How is protein engineering possible?

Answer 18

1. The genetic code is universal. 2. Molecular biologists and organic chemists have provided the tools.

Question 19

How are recombinant proteins made? What tools are used?

Answer 19

Put DNA sequence into bacteria to create recombinant human DNA expressed in bacteria.
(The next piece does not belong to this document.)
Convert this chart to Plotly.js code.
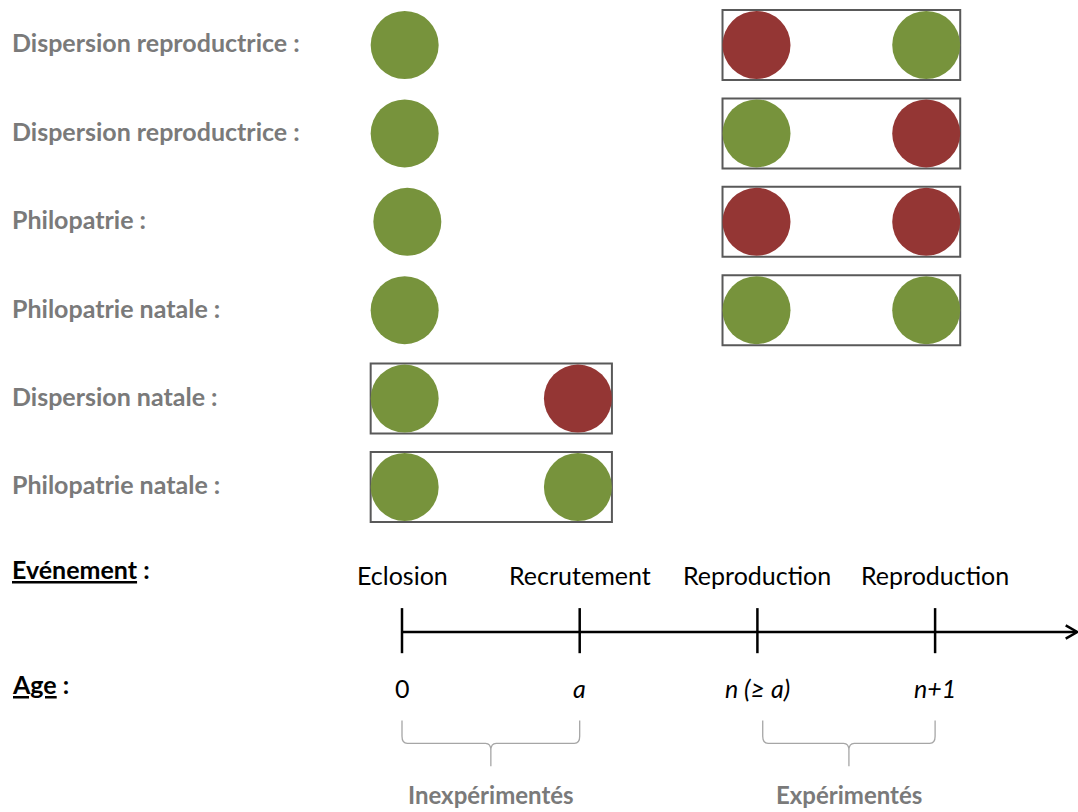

Tools: Expression hosts, vectors, enzymes for DNA manipulation, synthetic DNA (oligonucleotide primers for PCR, full-length genes).

Question 20

Describe pros and cons of using E. coli and yeast as recombinant protein hosts?

Answer 20

E.coli - Pro: cheap, high yields, easily scalable. Con - no post-translational processing of eukaryotic proteins

Yeast - Pro: cheap, high yields, eukaryotic proteins are post-translationally processed. Con: tough to lyse the cells.

Question 21

Describe recombinant protein vectors

Answer 21

Plasmids. Have Ori, selectable marker (ie. antibiotic resistance, cloning site where gene is put and signals to increase gene expression

Question 22

Describe the 5 steps of creating recombinant proteins + how to verify.

Answer 22

1. Obtain target coding sequence (PCR or chemical synthesis of DNA chains)
2. Cut ends with restriction enzymes
3. Ligate this to expression vector, cut with the same restriction enzymes
4. Introduce the expression vector into the host
5. Host expresses the recombinant protein

Use gel electrophoresis to verify

Question 23

What are 3 uses of protein engineering?

Answer 23

1. Large-Scale Production of Valuable Proteins - ie. tissue plasminogen activator- activates plasmin - a serine protease dissolves fibrin from clots - actilyse is recombinant tPA.
2. Large Scale Expression of Proteins from Rare Sources - ie. fossils
3. Creation of Tagged Proteins for Ease of Purification and Tracking - ie. histidine tag $His_6$. Lone pair on imidazole side chain of His can coordinate to vacant valence orbitals of metal ion ie. nickel. A string of 6 multiples the effect. Using a chelating resin with nickel bound to it ie. nickel(II) nitroloacetate-agarose. Then elute with imidazole.